Q: How long does it take to do the walk?
A: It depends on how fast you walk.
Follow up: Oh! I guess that makes sense.
(What I wanted to say): Seriously? Do you also need to know how long it takes to eat lunch?

Q: I have an injury and want to use my bike as a scooter in the walk. I won't pedal, I'm using it as a mobility device. You allow wheelchairs so I wanted to know is this OK? (There was a lot of other stuff that makes me think it was someone fucking with me, but you never know.)
A: Um...sure.
Follow up: I've decided being in a crowd presents an unacceptable risk of injury, so I'm not going to go.
(What I wanted to say): Good luck ever leaving your house.

Not to mention the event I've been helping run from afar that's in our state. Now, I get that it's their first walk, but it's less than 250 people.

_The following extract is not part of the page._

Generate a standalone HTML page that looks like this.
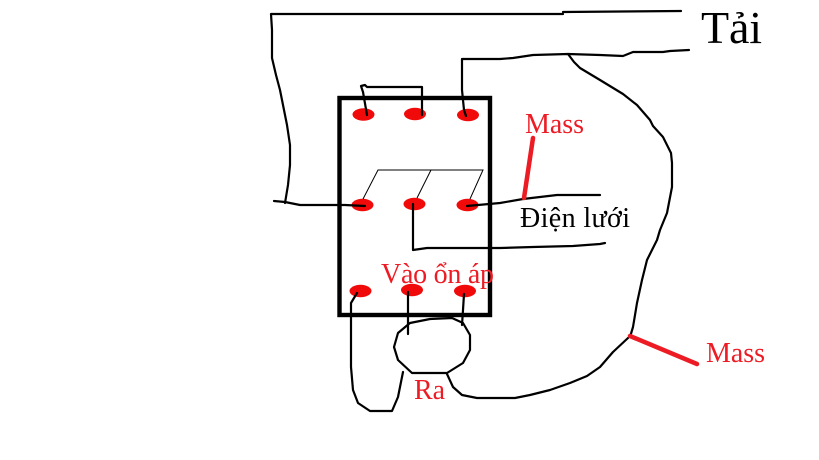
<!DOCTYPE html>
<html><head><meta charset="utf-8"><style>
html,body{margin:0;padding:0;background:#fff}
svg{display:block}
text{font-family:"Liberation Serif","Noto Serif CJK SC",serif}
.w{fill:none;stroke:#000;stroke-width:2.2;stroke-linejoin:round;stroke-linecap:round}
.t{fill:none;stroke:#000;stroke-width:1}
.r{fill:#ed1c24;font-size:28px}
.d{fill:#f00a0a}
</style></head><body>
<svg width="819" height="460" viewBox="0 0 819 460" xmlns="http://www.w3.org/2000/svg">
<rect x="339.500" y="98" width="150.500" height="217" fill="none" stroke="#000" stroke-width="4.400"/>
<ellipse class="d" cx="363.500" cy="114.500" rx="11" ry="6.200"/>
<ellipse class="d" cx="415" cy="114" rx="11" ry="6.200"/>
<ellipse class="d" cx="468" cy="115" rx="11" ry="6.200"/>
<ellipse class="d" cx="362.500" cy="205" rx="11" ry="6.200"/>
<ellipse class="d" cx="414.500" cy="204" rx="11" ry="6.200"/>
<ellipse class="d" cx="467.500" cy="205" rx="11" ry="6.200"/>
<ellipse class="d" cx="360.500" cy="291" rx="11" ry="6.200"/>
<ellipse class="d" cx="412" cy="290" rx="11" ry="6.200"/>
<ellipse class="d" cx="465" cy="291" rx="11" ry="6.200"/>
<path class="w" d="M563 14H271L272 30V58L276 75L280 90L283 105L287 125L290 145V165L288 185L285 203"/>
<path class="w" d="M563 12L681 11"/>
<path class="w" d="M274 201L285 202L300 205H345L365 206"/>
<path class="w" d="M367 115L363 92L361 86L365 85L367 87H422V115"/>
<path class="w" d="M466 116L464 110L462 90V59H500L513 58L533 55L568 54L600 55L623 56L633 52L663 52L670 51L689 50"/>
<path class="w" d="M568 54L574 62L580 68L600 80L623 94L637 105L650 120L653 126L663 137L671 153L672 163L672 187L667 213L660 230L657 240L647 260L642 280L637 303L633 327L630 337"/>
<path class="w" d="M628 338L613 352L600 367L587 376L570 383L550 390L530 395L515 398L477 398L462 395L453 387L447 374"/>
<path class="w" d="M467 206L500 203L523 199L557 195H600"/>
<path class="w" d="M413 204V250L427 248L500 248L533 247L573 246L600 244L605 243"/>
<path class="w" d="M357 293L351 303V367L353 390L358 403L370 411H392L398 397L403 372"/>
<path class="w" d="M408 292L408 334"/>
<path class="w" d="M464 294L463 310L462 325"/>
<path class="w" d="M452 318L430 319L410 323L398 333L394 347L398 360L412 373H447L463 363L470 350L470 335L463 323L452 318"/>
<path class="t" d="M363 199L378 170H483L470 199M431 170L417 198"/>
<path d="M533 138L524 198" fill="none" stroke="#ed1c24" stroke-width="4.500" stroke-linecap="round"/>
<path d="M630 336L697 364" fill="none" stroke="#ed1c24" stroke-width="4.500" stroke-linecap="round"/>
<text x="701" y="43" font-size="46" fill="#000" textLength="61">Tải</text>
<text x="525" y="133" class="r" textLength="59">Mass</text>
<text x="706" y="362" class="r" textLength="59">Mass</text>
<text x="520" y="227" font-size="28" fill="#000" textLength="110">Điện lưới</text>
<text x="381" y="283" class="r" textLength="113">Vào ổn áp</text>
<text x="414" y="399" class="r" textLength="31">Ra</text>
</svg>
</body></html>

So out of all of the questions I expected, I did not expect these:

Q: What do we do with the leftover t-shirts?
A: Give them to volunteers?
(What I wanted to say): Oh hell, eat them.

Q: I want to make sure this form's information is correct.
A: It's your city that is permitting the event, so I think you need to ask them.
Follow up: Oh I meant your office address. (Keep in mind we work with their office ALL THE TIME.) I just ended up looking on your website.
(What I wanted to say): This requires true genius, thank you.

I'll keep you posted on how much hair I have next week.

PS Ninja edit from today:
Q:  I am woefully short of the fundraising needed to win one of the incentive items (since there is no fee to register and this is a fundraiser), do you happen to have any extras?
A: (Truth) No, I don't.
(What I wanted to say): Why yes! I'll take one from someone who *has* done the fundraising. Would you also like your lunch catered at the event? Valet parking?